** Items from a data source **
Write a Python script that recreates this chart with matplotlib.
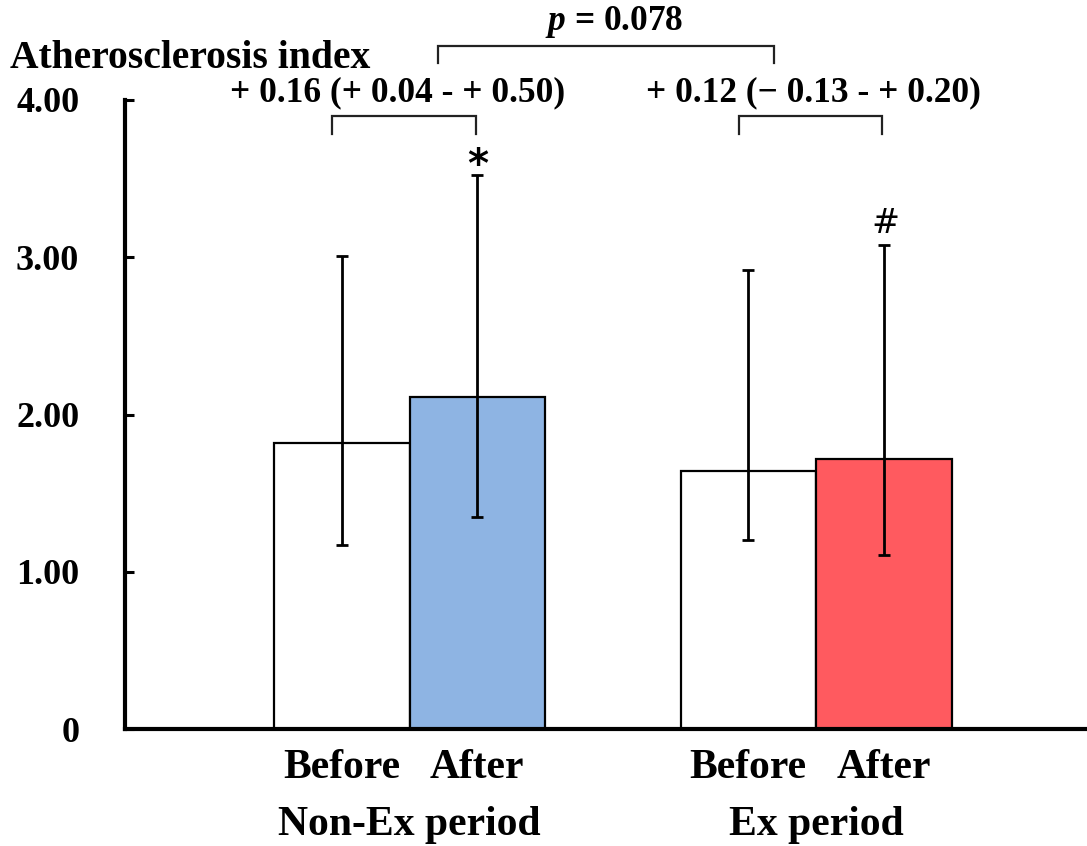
import matplotlib
matplotlib.use('Agg')
import matplotlib.pyplot as plt
from matplotlib.transforms import blended_transform_factory

plt.rcParams['font.family'] = ['Liberation Serif', 'DejaVu Serif']
plt.rcParams['font.weight'] = 'bold'
plt.rcParams['mathtext.fontset'] = 'custom'
plt.rcParams['mathtext.it'] = 'Liberation Serif:italic:bold'
plt.rcParams['mathtext.rm'] = 'Liberation Serif:bold'
plt.rcParams['mathtext.bf'] = 'Liberation Serif:bold'

# ---- data ----
groups = ['Non-Ex period', 'Ex period']
conditions = ['Before', 'After', 'Before', 'After']
means = [1.82, 2.11, 1.64, 1.72]
upper = [3.01, 3.52, 2.92, 3.08]
lower = [1.17, 1.35, 1.20, 1.11]
fills = ['white', '#8EB4E3', 'white', '#FF5A5F']
change_labels = ['+ 0.16 (+ 0.04 - + 0.50)', '+ 0.12 (\u2212 0.13 - + 0.20)']
p_label = r'$p$ = 0.078'
sig_marks = ['', '*', '', '#']
yticks = [0, 1, 2, 3, 4]
ytick_labels = ['0', '1.00', '2.00', '3.00', '4.00']
ylabel = 'Atherosclerosis index'

positions = [0, 1, 3, 4]

fig = plt.figure(figsize=(10.87, 8.46), dpi=100)
ax = fig.add_axes([0.115, 0.138, 0.885, 0.744])

ax.bar(positions, means, width=1.0, color=fills, edgecolor='black', linewidth=1.6, zorder=2)
yerr = [[m - l for m, l in zip(means, lower)], [u - m for m, u in zip(means, upper)]]
ax.errorbar(positions, means, yerr=yerr, fmt='none', ecolor='black', elinewidth=2.0,
            capsize=4.5, capthick=2.0, zorder=3)

ax.set_xlim(-1.6, 5.5)
ax.set_ylim(0, 4)
ax.set_yticks(yticks, ytick_labels)
ax.set_xticks(positions, conditions)
ax.tick_params(axis='y', direction='in', length=6.5, width=2.2, pad=33, labelsize=26)
ax.tick_params(axis='x', length=0, pad=14, labelsize=30)
for lbl, dx in zip(ax.get_xticklabels(), [0, 0, 0, 5]):
    pass
for s in ['top', 'right']:
    ax.spines[s].set_visible(False)
for s in ['left', 'bottom']:
    ax.spines[s].set_linewidth(3)

trans = blended_transform_factory(ax.transData, ax.transAxes)
for i, g in enumerate(groups):
    xm = (positions[2 * i] + positions[2 * i + 1]) / 2
    ax.text(xm, -0.152, g, transform=trans, ha='center', va='center', fontsize=30)

# significance marks
for x, u, s in zip(positions, upper, sig_marks):
    if s == '*':
        ax.text(x, u - 0.01, s, ha='center', va='baseline', fontsize=29,
                family='DejaVu Sans', fontweight='bold')
    elif s == '#':
        ax.text(x + 0.01, u + 0.075, s, ha='center', va='baseline', fontsize=24,
                family='DejaVu Sans', fontweight='normal')

# within-group brackets
bc = '#222222'
text_dx = [-0.05, 0.02]
for i, lab in enumerate(change_labels):
    x0 = positions[2 * i] - 0.07
    x1 = positions[2 * i + 1] - 0.01
    ax.plot([x0, x0, x1, x1], [3.78, 3.895, 3.895, 3.78], color=bc, lw=1.6,
            clip_on=False, solid_joinstyle='miter')
    ax.text((x0 + x1) / 2 + text_dx[i], 4.045, lab, ha='center', va='center', fontsize=25.5)

# between-group bracket
gx0 = (positions[0] + positions[1]) / 2 + 0.21
gx1 = (positions[2] + positions[3]) / 2 - 0.31
ax.plot([gx0, gx0, gx1, gx1], [4.235, 4.34, 4.34, 4.235], color=bc, lw=1.6,
        clip_on=False, solid_joinstyle='miter')
ax.text((gx0 + gx1) / 2 + 0.06, 4.497, p_label, ha='center', va='center', fontsize=25.5)

fig.text(10 / 1087, 1 - 58 / 846, ylabel, ha='left', va='center', fontsize=28.5)

fig.savefig('out.png', dpi=100)
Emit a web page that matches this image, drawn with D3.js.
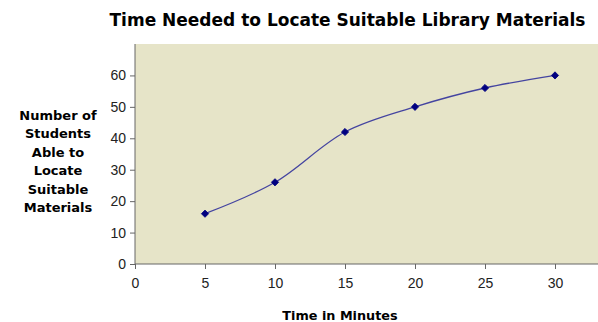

** Problem to solve **
Using the listing above, state the number of lines that hold "this", with no other text.

** Written answer **
2